O início da discussão entre o filósofo e o político é Platão. Toda obra platônica é uma tentativa de distinguir o amante da sabedoria do amante da opinião; o filósofo do sofista. Para ele, nesse sentido tentador, o filósofo seria ironicamente o político, que reinará acima de tudo em sua cidade interior; enquanto que o sofista subverte a justiça e mede o mundo a partir de suas pretensões. O autor do primeiro tratado de filosofia política que se tem notícia, A República, é enfático em atribuir aos sofistas o trabalho de produtores de representações fictícias ou imagens ilusórias. Sofistas são produtores de aparência, simplificadores do mundo.

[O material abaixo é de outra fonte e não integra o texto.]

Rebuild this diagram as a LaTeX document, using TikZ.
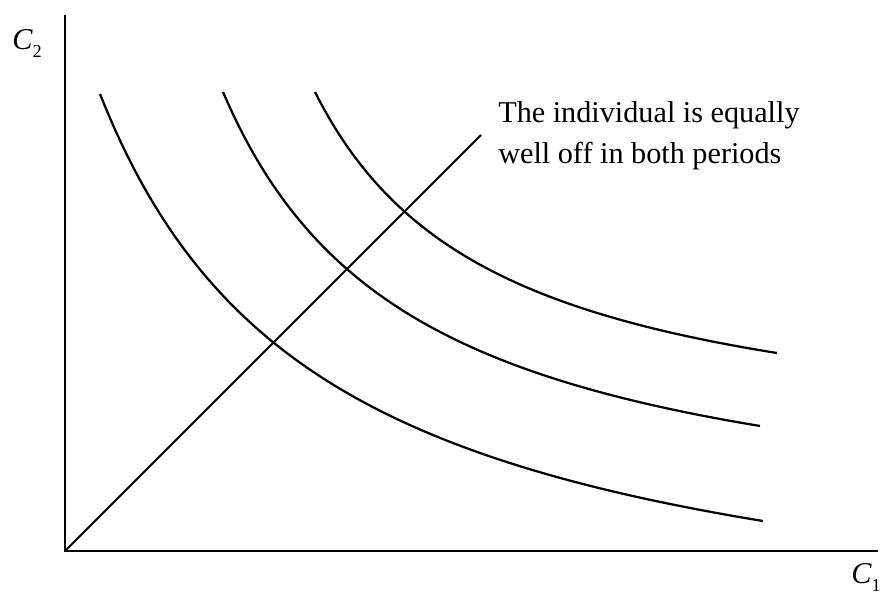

O que seria uma posição política-ideológica senão a atitude produtora de fantasias já denunciada por Platão desde à trágica morte de Sócrates em um regime democrático elevado às suas últimas consequências? Ideologias sempre produzem, no final das contas, a morte do homem justo. A tese socrática defendida por Platão segundo a qual seria melhor sofrer uma injustiça do que praticá-la deveria servir sempre de alerta para todo aquele com intenções de se envolver com os assuntos da cidade. Como disse no início, sigo socrático e prefiro saber flertar com as incertezas.